■ Directions
Return the whole listing, line for line, without the pictures in it.

────────────────────

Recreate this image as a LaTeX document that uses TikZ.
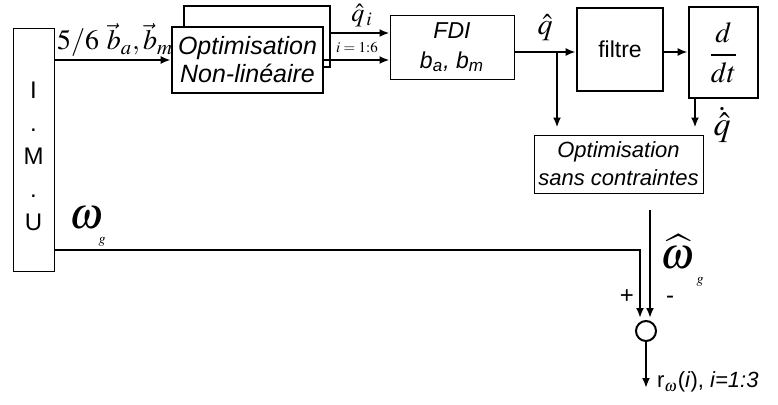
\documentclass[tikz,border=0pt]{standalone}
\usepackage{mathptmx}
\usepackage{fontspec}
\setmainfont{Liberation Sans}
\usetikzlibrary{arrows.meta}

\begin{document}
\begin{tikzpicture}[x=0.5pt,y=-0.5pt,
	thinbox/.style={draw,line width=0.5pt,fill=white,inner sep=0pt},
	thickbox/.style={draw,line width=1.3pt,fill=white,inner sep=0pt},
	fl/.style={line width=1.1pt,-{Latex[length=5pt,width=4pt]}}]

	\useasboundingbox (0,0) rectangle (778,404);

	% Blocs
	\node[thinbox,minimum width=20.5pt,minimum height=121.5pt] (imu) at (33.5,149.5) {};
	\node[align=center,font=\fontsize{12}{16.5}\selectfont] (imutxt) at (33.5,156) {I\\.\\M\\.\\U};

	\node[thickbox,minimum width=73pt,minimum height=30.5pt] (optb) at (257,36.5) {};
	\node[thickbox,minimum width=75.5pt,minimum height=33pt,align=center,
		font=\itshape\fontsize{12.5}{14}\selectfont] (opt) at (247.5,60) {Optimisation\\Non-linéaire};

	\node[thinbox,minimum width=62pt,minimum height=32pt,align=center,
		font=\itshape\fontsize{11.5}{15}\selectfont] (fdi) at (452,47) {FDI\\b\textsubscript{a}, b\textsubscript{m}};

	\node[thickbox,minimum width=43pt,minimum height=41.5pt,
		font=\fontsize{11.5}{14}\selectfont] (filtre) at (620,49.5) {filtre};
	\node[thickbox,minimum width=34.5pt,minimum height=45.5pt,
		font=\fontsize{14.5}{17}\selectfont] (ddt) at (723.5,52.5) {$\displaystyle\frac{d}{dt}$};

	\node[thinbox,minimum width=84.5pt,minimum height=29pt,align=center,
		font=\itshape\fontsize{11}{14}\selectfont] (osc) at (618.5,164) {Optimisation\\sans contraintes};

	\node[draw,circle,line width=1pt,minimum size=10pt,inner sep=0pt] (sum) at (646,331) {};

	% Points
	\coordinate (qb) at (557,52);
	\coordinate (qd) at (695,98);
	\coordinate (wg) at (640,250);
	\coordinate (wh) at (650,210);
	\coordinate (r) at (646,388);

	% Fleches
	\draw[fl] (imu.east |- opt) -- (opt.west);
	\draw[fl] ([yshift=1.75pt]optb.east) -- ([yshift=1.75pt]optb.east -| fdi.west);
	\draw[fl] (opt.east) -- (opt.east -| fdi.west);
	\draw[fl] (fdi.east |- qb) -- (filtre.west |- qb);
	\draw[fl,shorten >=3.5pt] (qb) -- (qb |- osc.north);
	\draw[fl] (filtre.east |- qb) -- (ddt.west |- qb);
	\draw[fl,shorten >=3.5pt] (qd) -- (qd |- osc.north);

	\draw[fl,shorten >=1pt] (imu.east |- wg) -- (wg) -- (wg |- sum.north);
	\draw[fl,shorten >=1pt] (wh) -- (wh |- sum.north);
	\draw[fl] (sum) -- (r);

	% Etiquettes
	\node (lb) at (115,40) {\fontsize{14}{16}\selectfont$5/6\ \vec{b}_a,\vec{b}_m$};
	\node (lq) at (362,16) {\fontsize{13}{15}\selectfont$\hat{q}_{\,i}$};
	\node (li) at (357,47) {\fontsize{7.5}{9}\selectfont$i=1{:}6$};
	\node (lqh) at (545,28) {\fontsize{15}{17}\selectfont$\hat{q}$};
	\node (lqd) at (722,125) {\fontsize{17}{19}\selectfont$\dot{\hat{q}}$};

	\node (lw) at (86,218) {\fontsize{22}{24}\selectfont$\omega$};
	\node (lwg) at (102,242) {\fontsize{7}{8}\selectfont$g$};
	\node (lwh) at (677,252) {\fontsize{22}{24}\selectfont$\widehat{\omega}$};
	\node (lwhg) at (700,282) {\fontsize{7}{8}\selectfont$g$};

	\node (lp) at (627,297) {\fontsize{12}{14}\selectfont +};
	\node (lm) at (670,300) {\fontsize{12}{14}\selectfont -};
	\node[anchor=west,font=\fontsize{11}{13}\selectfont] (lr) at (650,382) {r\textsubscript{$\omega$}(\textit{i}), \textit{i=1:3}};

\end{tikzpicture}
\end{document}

────────────────────

■ Final answer
Recreate this image as a LaTeX document that uses TikZ.
\documentclass[tikz,border=0pt]{standalone}
\usepackage{mathptmx}
\usepackage{fontspec}
\setmainfont{Liberation Sans}
\usetikzlibrary{arrows.meta}

\begin{document}
\begin{tikzpicture}[x=0.5pt,y=-0.5pt,
	thinbox/.style={draw,line width=0.5pt,fill=white,inner sep=0pt},
	thickbox/.style={draw,line width=1.3pt,fill=white,inner sep=0pt},
	fl/.style={line width=1.1pt,-{Latex[length=5pt,width=4pt]}}]

	\useasboundingbox (0,0) rectangle (778,404);

	% Blocs
	\node[thinbox,minimum width=20.5pt,minimum height=121.5pt] (imu) at (33.5,149.5) {};
	\node[align=center,font=\fontsize{12}{16.5}\selectfont] (imutxt) at (33.5,156) {I\\.\\M\\.\\U};

	\node[thickbox,minimum width=73pt,minimum height=30.5pt] (optb) at (257,36.5) {};
	\node[thickbox,minimum width=75.5pt,minimum height=33pt,align=center,
		font=\itshape\fontsize{12.5}{14}\selectfont] (opt) at (247.5,60) {Optimisation\\Non-linéaire};

	\node[thinbox,minimum width=62pt,minimum height=32pt,align=center,
		font=\itshape\fontsize{11.5}{15}\selectfont] (fdi) at (452,47) {FDI\\b\textsubscript{a}, b\textsubscript{m}};

	\node[thickbox,minimum width=43pt,minimum height=41.5pt,
		font=\fontsize{11.5}{14}\selectfont] (filtre) at (620,49.5) {filtre};
	\node[thickbox,minimum width=34.5pt,minimum height=45.5pt,
		font=\fontsize{14.5}{17}\selectfont] (ddt) at (723.5,52.5) {$\displaystyle\frac{d}{dt}$};

	\node[thinbox,minimum width=84.5pt,minimum height=29pt,align=center,
		font=\itshape\fontsize{11}{14}\selectfont] (osc) at (618.5,164) {Optimisation\\sans contraintes};

	\node[draw,circle,line width=1pt,minimum size=10pt,inner sep=0pt] (sum) at (646,331) {};

	% Points
	\coordinate (qb) at (557,52);
	\coordinate (qd) at (695,98);
	\coordinate (wg) at (640,250);
	\coordinate (wh) at (650,210);
	\coordinate (r) at (646,388);

	% Fleches
	\draw[fl] (imu.east |- opt) -- (opt.west);
	\draw[fl] ([yshift=1.75pt]optb.east) -- ([yshift=1.75pt]optb.east -| fdi.west);
	\draw[fl] (opt.east) -- (opt.east -| fdi.west);
	\draw[fl] (fdi.east |- qb) -- (filtre.west |- qb);
	\draw[fl,shorten >=3.5pt] (qb) -- (qb |- osc.north);
	\draw[fl] (filtre.east |- qb) -- (ddt.west |- qb);
	\draw[fl,shorten >=3.5pt] (qd) -- (qd |- osc.north);

	\draw[fl,shorten >=1pt] (imu.east |- wg) -- (wg) -- (wg |- sum.north);
	\draw[fl,shorten >=1pt] (wh) -- (wh |- sum.north);
	\draw[fl] (sum) -- (r);

	% Etiquettes
	\node (lb) at (115,40) {\fontsize{14}{16}\selectfont$5/6\ \vec{b}_a,\vec{b}_m$};
	\node (lq) at (362,16) {\fontsize{13}{15}\selectfont$\hat{q}_{\,i}$};
	\node (li) at (357,47) {\fontsize{7.5}{9}\selectfont$i=1{:}6$};
	\node (lqh) at (545,28) {\fontsize{15}{17}\selectfont$\hat{q}$};
	\node (lqd) at (722,125) {\fontsize{17}{19}\selectfont$\dot{\hat{q}}$};

	\node (lw) at (86,218) {\fontsize{22}{24}\selectfont$\omega$};
	\node (lwg) at (102,242) {\fontsize{7}{8}\selectfont$g$};
	\node (lwh) at (677,252) {\fontsize{22}{24}\selectfont$\widehat{\omega}$};
	\node (lwhg) at (700,282) {\fontsize{7}{8}\selectfont$g$};

	\node (lp) at (627,297) {\fontsize{12}{14}\selectfont +};
	\node (lm) at (670,300) {\fontsize{12}{14}\selectfont -};
	\node[anchor=west,font=\fontsize{11}{13}\selectfont] (lr) at (650,382) {r\textsubscript{$\omega$}(\textit{i}), \textit{i=1:3}};

\end{tikzpicture}
\end{document}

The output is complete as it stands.